Для того чтобы расслышать сквозь "грустные песни земли" мелодию лермонтовского ангела, для того чтобы пережить как "свою-сегодняшнюю" Песнь Песней, для того чтобы претворить боль и одиночество в счастье, -- потребна вера. Неверующая бабуля/ меня назвала Верой./ Бабуля умела верить,/ а веровать не умела,/ я -- верую, но не верю./ Ну разве тебе трудно/ меня называть не Верой, а Веркой или Верушей?

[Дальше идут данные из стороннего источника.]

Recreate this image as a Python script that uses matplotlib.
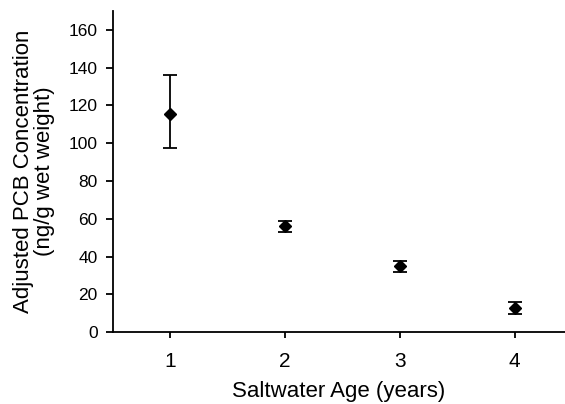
import matplotlib
matplotlib.use("Agg")
import matplotlib.pyplot as plt

plt.rcParams['font.family'] = ['Liberation Sans', 'DejaVu Sans']

years = [1, 2, 3, 4]
conc = [115.3, 56.0, 34.8, 12.8]
err_low = [18.0, 2.9, 2.8, 3.0]
err_high = [20.9, 2.9, 2.8, 3.0]
yticks = [0, 20, 40, 60, 80, 100, 120, 140, 160]

fig = plt.figure(figsize=(5.65, 4.04), dpi=100)
ax = fig.add_axes([0.2, 0.178, 0.8, 0.795])

ax.errorbar(years, conc, yerr=[err_low, err_high], fmt='D', color='black',
            markersize=6, capsize=5, elinewidth=1.3, capthick=1.3)

ax.set_xlim(0.5, 4.44)
ax.set_ylim(0, 170)
ax.set_xticks(years)
ax.set_yticks(yticks)
ax.spines['top'].set_visible(False)
ax.spines['right'].set_visible(False)
for s in ('left', 'bottom'):
    ax.spines[s].set_linewidth(1.3)
ax.tick_params(axis='y', direction='out', length=5, width=1.3, labelsize=12.5, pad=6)
ax.tick_params(axis='x', direction='out', length=4, width=1.3, labelsize=15, pad=10)

ax.set_xlabel('Saltwater Age (years)', fontsize=16, labelpad=7.5)
ax.set_ylabel('Adjusted PCB Concentration\n(ng/g wet weight)', fontsize=16,
              labelpad=10, linespacing=1.0)

fig.savefig('out.png', dpi=100)
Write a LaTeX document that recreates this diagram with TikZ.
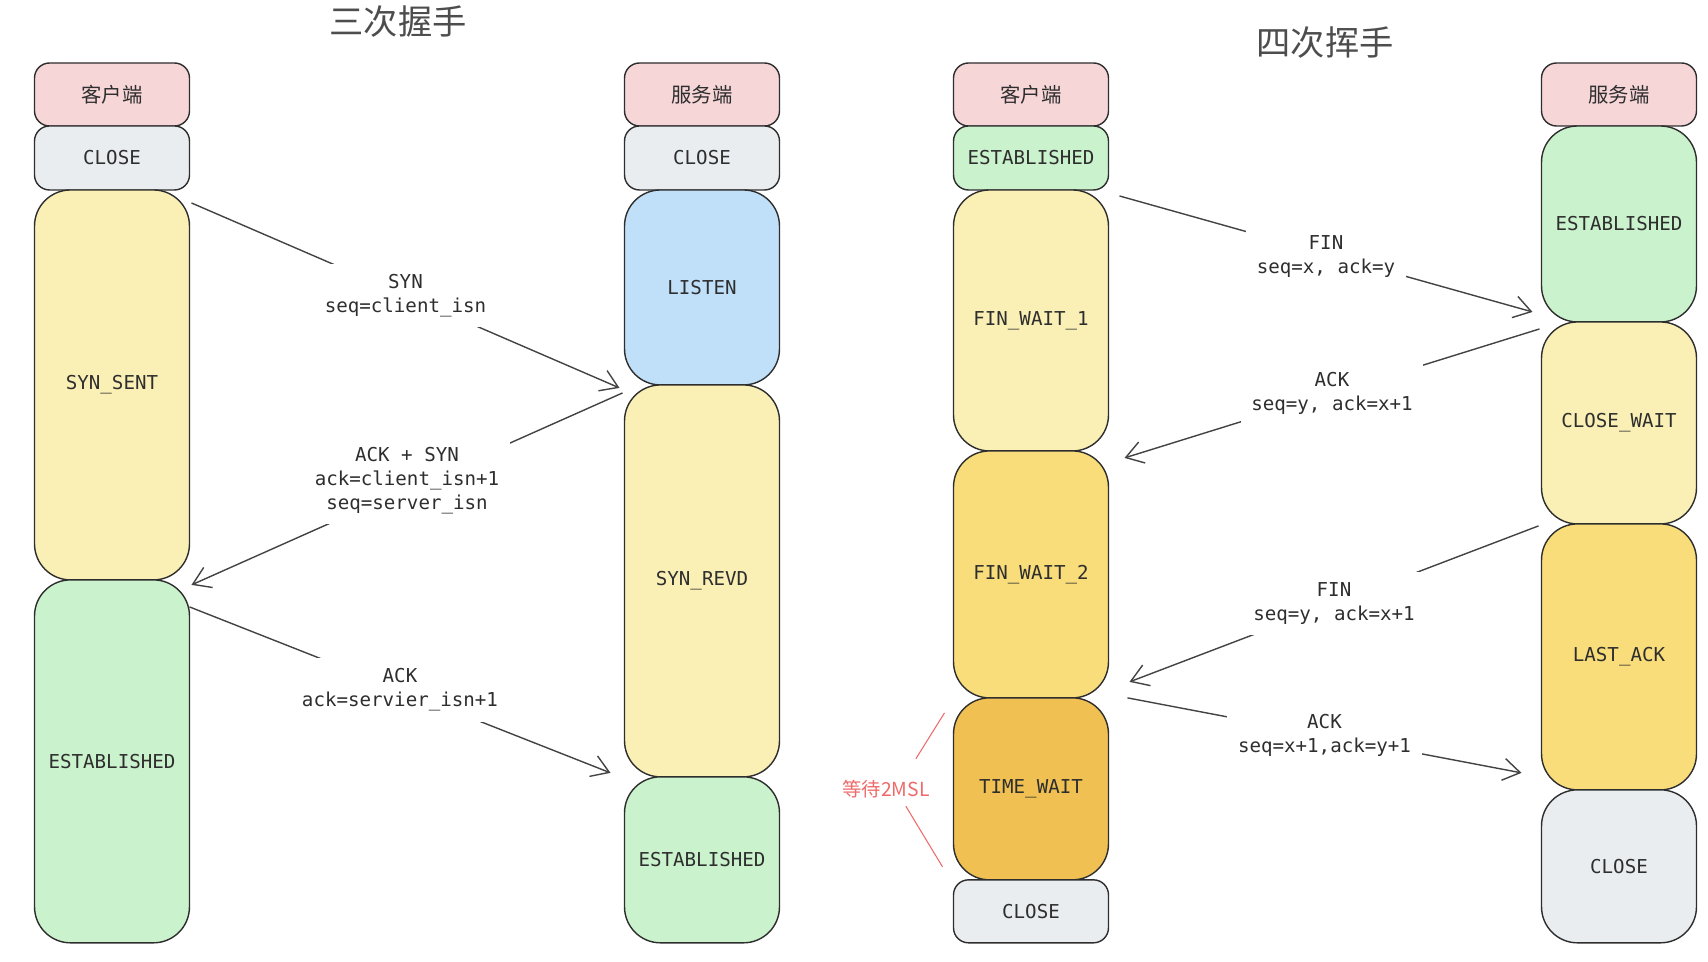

Трудно. Невозможно. Сама виновата. Обналичить обликом,/ раскавычить голосом,/ посидеть за столиком,/ оплаченным Соросом,/ целоваться с критиком,/ чокаться с великими,/ но остаться призраком,/ тенью Эвридикиной,/ до недоумения:/ видели? не видели?/ Так: стихотворение -- / чек на предъявителя. Какая после этого "Веруша"? Остается только спрашивать: Кто ты, призрак, гость прекрасный? Или утешать: Ничего, голубка Эвридика,/ Что у нас студеная зима. Впрочем, эти строки Жуковского и Мандельштама Павлова и без нас помнит. Как и многое другое. Не зря же последний раздел книги называется "Интимный дневник отличницы".

Десять его глав -- десять школьных лет. Десятый, пороговый, класс. Я уже совсем большая,/ мне уже совсем все можно:/ посещать любые фильмы,/ покупать любые вина/ и вступать в любые браки,/ и влезать в любые драки,/ и за все перед народом/ уголовно отвечать./ Пожалейте меня, люди -- / не управиться с правами!/ Пожалейте меня, люди,/ запретите что-нибудь!

Не дождешься. Трудно быть Верой? Еще бы. А нам каково? Ведь если, по слову Гоголя, "и музыка нас оставит, что будет тогда с нашим миром"?